● OBJECTIVE
Give back the full listing verbatim, apart from its images.

Code that draws figures

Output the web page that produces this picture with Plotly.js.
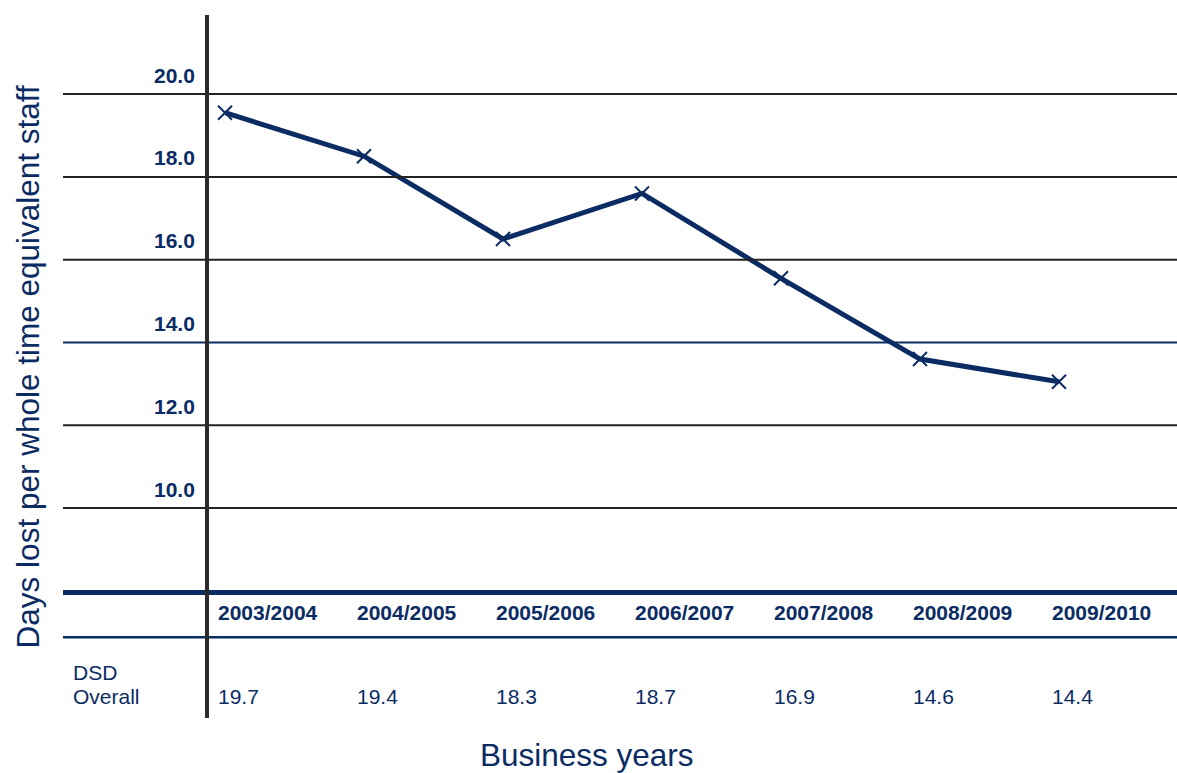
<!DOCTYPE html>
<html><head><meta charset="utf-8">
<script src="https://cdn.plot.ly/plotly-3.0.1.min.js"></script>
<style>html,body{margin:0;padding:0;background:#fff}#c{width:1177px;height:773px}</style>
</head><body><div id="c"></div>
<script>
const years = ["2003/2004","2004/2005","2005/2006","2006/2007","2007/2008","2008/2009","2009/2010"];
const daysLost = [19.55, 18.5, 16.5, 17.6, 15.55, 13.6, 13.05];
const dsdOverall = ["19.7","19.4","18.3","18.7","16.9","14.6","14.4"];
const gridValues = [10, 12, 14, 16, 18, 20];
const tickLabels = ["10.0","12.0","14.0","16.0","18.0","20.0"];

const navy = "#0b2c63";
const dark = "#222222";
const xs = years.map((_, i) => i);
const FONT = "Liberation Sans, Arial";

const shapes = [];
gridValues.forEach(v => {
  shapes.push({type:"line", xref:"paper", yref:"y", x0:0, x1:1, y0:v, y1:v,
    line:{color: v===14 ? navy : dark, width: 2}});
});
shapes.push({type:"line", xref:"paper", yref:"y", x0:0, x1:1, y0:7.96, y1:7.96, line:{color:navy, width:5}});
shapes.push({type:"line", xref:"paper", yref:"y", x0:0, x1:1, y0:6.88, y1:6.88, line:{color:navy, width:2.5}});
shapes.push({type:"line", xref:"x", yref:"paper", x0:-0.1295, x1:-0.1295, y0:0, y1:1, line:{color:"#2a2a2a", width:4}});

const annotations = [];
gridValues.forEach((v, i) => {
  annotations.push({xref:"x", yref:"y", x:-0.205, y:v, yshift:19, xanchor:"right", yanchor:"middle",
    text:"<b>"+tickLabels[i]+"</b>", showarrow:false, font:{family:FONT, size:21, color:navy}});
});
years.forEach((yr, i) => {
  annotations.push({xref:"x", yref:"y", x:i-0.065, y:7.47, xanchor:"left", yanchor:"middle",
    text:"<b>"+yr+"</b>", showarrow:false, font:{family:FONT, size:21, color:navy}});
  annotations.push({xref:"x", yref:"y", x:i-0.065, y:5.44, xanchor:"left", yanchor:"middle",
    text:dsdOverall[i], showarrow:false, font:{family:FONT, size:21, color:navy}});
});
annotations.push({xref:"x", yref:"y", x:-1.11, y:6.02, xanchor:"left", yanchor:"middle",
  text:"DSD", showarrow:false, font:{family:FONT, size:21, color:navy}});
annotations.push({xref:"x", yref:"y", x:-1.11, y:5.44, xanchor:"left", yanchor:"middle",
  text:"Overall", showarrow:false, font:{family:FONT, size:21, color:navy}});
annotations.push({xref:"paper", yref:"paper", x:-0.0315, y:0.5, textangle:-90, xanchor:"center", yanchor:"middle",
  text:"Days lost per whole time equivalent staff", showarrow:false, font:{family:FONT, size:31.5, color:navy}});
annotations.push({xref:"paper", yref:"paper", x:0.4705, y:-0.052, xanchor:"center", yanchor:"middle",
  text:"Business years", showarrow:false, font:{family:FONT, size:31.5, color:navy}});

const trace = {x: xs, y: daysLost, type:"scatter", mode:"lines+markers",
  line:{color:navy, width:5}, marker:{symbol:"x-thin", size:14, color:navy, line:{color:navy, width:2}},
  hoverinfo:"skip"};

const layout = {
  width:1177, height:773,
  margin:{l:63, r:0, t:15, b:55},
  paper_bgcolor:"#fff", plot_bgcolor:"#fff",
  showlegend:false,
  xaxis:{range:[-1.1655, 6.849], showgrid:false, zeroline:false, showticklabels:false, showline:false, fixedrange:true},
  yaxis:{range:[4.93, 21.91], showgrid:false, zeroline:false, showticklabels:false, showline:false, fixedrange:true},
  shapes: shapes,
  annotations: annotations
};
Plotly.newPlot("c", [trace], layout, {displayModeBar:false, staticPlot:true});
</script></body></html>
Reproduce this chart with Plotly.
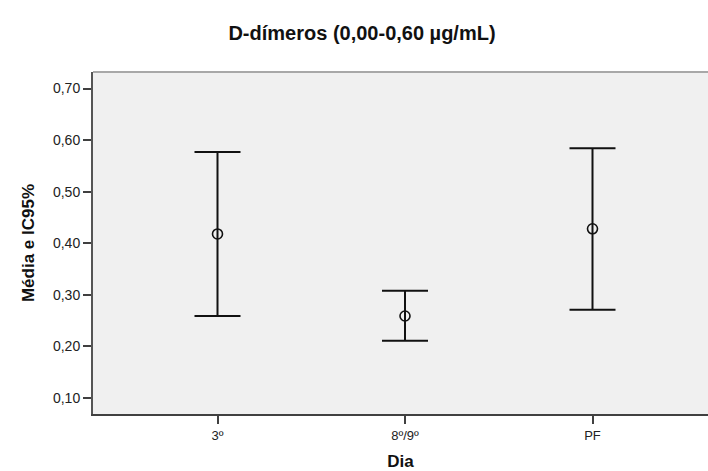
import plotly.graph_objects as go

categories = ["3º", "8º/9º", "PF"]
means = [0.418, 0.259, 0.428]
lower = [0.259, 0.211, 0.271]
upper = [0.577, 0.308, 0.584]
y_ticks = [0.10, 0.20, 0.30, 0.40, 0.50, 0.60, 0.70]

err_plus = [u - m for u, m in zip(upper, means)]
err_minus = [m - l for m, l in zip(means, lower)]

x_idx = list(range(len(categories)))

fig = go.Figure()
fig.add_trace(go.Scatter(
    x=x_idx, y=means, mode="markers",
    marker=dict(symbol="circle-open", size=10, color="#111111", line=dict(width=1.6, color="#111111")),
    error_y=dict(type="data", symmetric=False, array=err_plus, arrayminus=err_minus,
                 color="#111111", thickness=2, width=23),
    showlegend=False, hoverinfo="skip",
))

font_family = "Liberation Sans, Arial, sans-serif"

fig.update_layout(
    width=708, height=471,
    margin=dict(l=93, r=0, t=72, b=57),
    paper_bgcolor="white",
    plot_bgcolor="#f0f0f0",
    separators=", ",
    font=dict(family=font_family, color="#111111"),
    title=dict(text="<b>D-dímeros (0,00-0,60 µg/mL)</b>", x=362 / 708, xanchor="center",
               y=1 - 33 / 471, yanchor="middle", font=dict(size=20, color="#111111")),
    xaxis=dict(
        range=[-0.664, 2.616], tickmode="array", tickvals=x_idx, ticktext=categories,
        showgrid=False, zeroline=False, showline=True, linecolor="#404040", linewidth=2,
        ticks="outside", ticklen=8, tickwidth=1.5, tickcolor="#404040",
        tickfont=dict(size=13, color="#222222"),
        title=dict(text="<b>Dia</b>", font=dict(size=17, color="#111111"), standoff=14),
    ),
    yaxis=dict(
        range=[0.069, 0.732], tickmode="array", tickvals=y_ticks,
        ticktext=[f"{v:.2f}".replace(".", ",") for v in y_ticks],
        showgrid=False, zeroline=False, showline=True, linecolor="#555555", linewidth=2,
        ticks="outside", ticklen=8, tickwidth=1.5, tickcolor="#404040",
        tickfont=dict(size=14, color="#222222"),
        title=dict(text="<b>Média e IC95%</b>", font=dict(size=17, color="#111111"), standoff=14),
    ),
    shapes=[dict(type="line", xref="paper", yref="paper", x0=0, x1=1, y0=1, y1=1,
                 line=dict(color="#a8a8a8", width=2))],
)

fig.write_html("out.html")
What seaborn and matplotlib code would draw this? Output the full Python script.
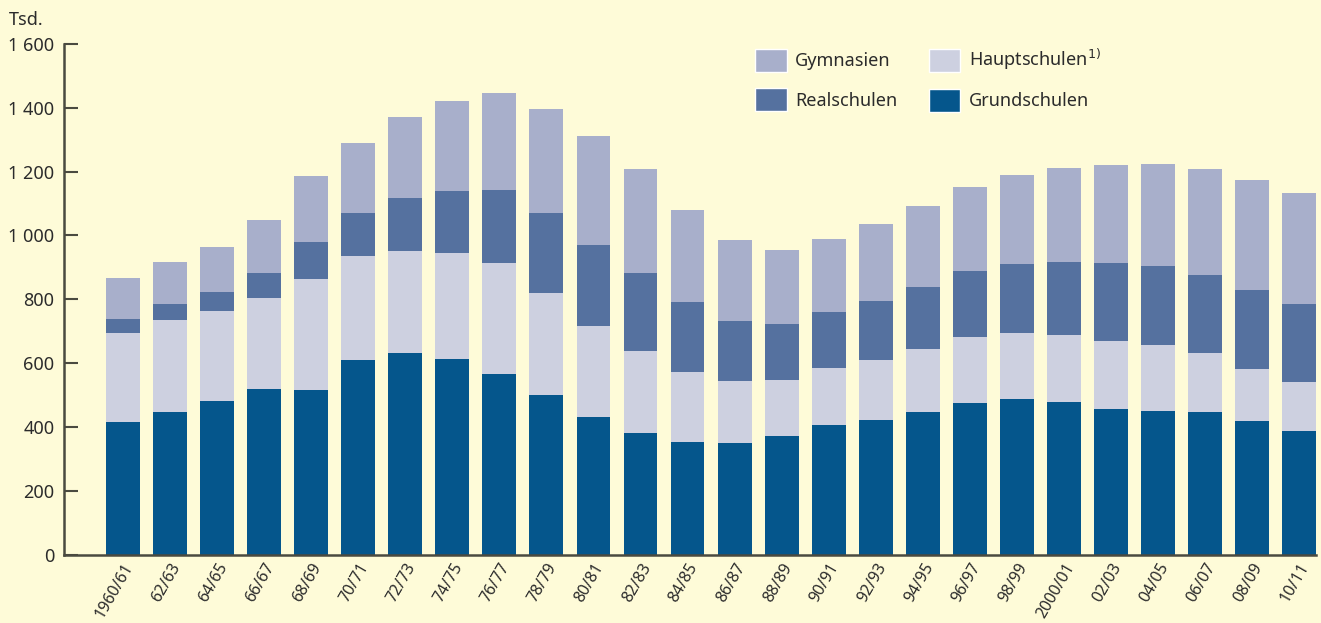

● THE OUTPUT
Output the web page that produces this picture with Plotly.js.
<!DOCTYPE html>
<html><head><meta charset="utf-8">
<script src="https://cdn.plot.ly/plotly-3.0.1.min.js"></script>
<style>html,body{margin:0;padding:0;background:#fff}#c{width:1177px;height:773px}</style>
</head><body><div id="c"></div>
<script>
const years = ["2003/2004","2004/2005","2005/2006","2006/2007","2007/2008","2008/2009","2009/2010"];
const daysLost = [19.55, 18.5, 16.5, 17.6, 15.55, 13.6, 13.05];
const dsdOverall = ["19.7","19.4","18.3","18.7","16.9","14.6","14.4"];
const gridValues = [10, 12, 14, 16, 18, 20];
const tickLabels = ["10.0","12.0","14.0","16.0","18.0","20.0"];

const navy = "#0b2c63";
const dark = "#222222";
const xs = years.map((_, i) => i);
const FONT = "Liberation Sans, Arial";

const shapes = [];
gridValues.forEach(v => {
  shapes.push({type:"line", xref:"paper", yref:"y", x0:0, x1:1, y0:v, y1:v,
    line:{color: v===14 ? navy : dark, width: 2}});
});
shapes.push({type:"line", xref:"paper", yref:"y", x0:0, x1:1, y0:7.96, y1:7.96, line:{color:navy, width:5}});
shapes.push({type:"line", xref:"paper", yref:"y", x0:0, x1:1, y0:6.88, y1:6.88, line:{color:navy, width:2.5}});
shapes.push({type:"line", xref:"x", yref:"paper", x0:-0.1295, x1:-0.1295, y0:0, y1:1, line:{color:"#2a2a2a", width:4}});

const annotations = [];
gridValues.forEach((v, i) => {
  annotations.push({xref:"x", yref:"y", x:-0.205, y:v, yshift:19, xanchor:"right", yanchor:"middle",
    text:"<b>"+tickLabels[i]+"</b>", showarrow:false, font:{family:FONT, size:21, color:navy}});
});
years.forEach((yr, i) => {
  annotations.push({xref:"x", yref:"y", x:i-0.065, y:7.47, xanchor:"left", yanchor:"middle",
    text:"<b>"+yr+"</b>", showarrow:false, font:{family:FONT, size:21, color:navy}});
  annotations.push({xref:"x", yref:"y", x:i-0.065, y:5.44, xanchor:"left", yanchor:"middle",
    text:dsdOverall[i], showarrow:false, font:{family:FONT, size:21, color:navy}});
});
annotations.push({xref:"x", yref:"y", x:-1.11, y:6.02, xanchor:"left", yanchor:"middle",
  text:"DSD", showarrow:false, font:{family:FONT, size:21, color:navy}});
annotations.push({xref:"x", yref:"y", x:-1.11, y:5.44, xanchor:"left", yanchor:"middle",
  text:"Overall", showarrow:false, font:{family:FONT, size:21, color:navy}});
annotations.push({xref:"paper", yref:"paper", x:-0.0315, y:0.5, textangle:-90, xanchor:"center", yanchor:"middle",
  text:"Days lost per whole time equivalent staff", showarrow:false, font:{family:FONT, size:31.5, color:navy}});
annotations.push({xref:"paper", yref:"paper", x:0.4705, y:-0.052, xanchor:"center", yanchor:"middle",
  text:"Business years", showarrow:false, font:{family:FONT, size:31.5, color:navy}});

const trace = {x: xs, y: daysLost, type:"scatter", mode:"lines+markers",
  line:{color:navy, width:5}, marker:{symbol:"x-thin", size:14, color:navy, line:{color:navy, width:2}},
  hoverinfo:"skip"};

const layout = {
  width:1177, height:773,
  margin:{l:63, r:0, t:15, b:55},
  paper_bgcolor:"#fff", plot_bgcolor:"#fff",
  showlegend:false,
  xaxis:{range:[-1.1655, 6.849], showgrid:false, zeroline:false, showticklabels:false, showline:false, fixedrange:true},
  yaxis:{range:[4.93, 21.91], showgrid:false, zeroline:false, showticklabels:false, showline:false, fixedrange:true},
  shapes: shapes,
  annotations: annotations
};
Plotly.newPlot("c", [trace], layout, {displayModeBar:false, staticPlot:true});
</script></body></html>
Reproduce this chart with Plotly.
import plotly.graph_objects as go

categories = ["3º", "8º/9º", "PF"]
means = [0.418, 0.259, 0.428]
lower = [0.259, 0.211, 0.271]
upper = [0.577, 0.308, 0.584]
y_ticks = [0.10, 0.20, 0.30, 0.40, 0.50, 0.60, 0.70]

err_plus = [u - m for u, m in zip(upper, means)]
err_minus = [m - l for m, l in zip(means, lower)]

x_idx = list(range(len(categories)))

fig = go.Figure()
fig.add_trace(go.Scatter(
    x=x_idx, y=means, mode="markers",
    marker=dict(symbol="circle-open", size=10, color="#111111", line=dict(width=1.6, color="#111111")),
    error_y=dict(type="data", symmetric=False, array=err_plus, arrayminus=err_minus,
                 color="#111111", thickness=2, width=23),
    showlegend=False, hoverinfo="skip",
))

font_family = "Liberation Sans, Arial, sans-serif"

fig.update_layout(
    width=708, height=471,
    margin=dict(l=93, r=0, t=72, b=57),
    paper_bgcolor="white",
    plot_bgcolor="#f0f0f0",
    separators=", ",
    font=dict(family=font_family, color="#111111"),
    title=dict(text="<b>D-dímeros (0,00-0,60 µg/mL)</b>", x=362 / 708, xanchor="center",
               y=1 - 33 / 471, yanchor="middle", font=dict(size=20, color="#111111")),
    xaxis=dict(
        range=[-0.664, 2.616], tickmode="array", tickvals=x_idx, ticktext=categories,
        showgrid=False, zeroline=False, showline=True, linecolor="#404040", linewidth=2,
        ticks="outside", ticklen=8, tickwidth=1.5, tickcolor="#404040",
        tickfont=dict(size=13, color="#222222"),
        title=dict(text="<b>Dia</b>", font=dict(size=17, color="#111111"), standoff=14),
    ),
    yaxis=dict(
        range=[0.069, 0.732], tickmode="array", tickvals=y_ticks,
        ticktext=[f"{v:.2f}".replace(".", ",") for v in y_ticks],
        showgrid=False, zeroline=False, showline=True, linecolor="#555555", linewidth=2,
        ticks="outside", ticklen=8, tickwidth=1.5, tickcolor="#404040",
        tickfont=dict(size=14, color="#222222"),
        title=dict(text="<b>Média e IC95%</b>", font=dict(size=17, color="#111111"), standoff=14),
    ),
    shapes=[dict(type="line", xref="paper", yref="paper", x0=0, x1=1, y0=1, y1=1,
                 line=dict(color="#a8a8a8", width=2))],
)

fig.write_html("out.html")
What seaborn and matplotlib code would draw this? Output the full Python script.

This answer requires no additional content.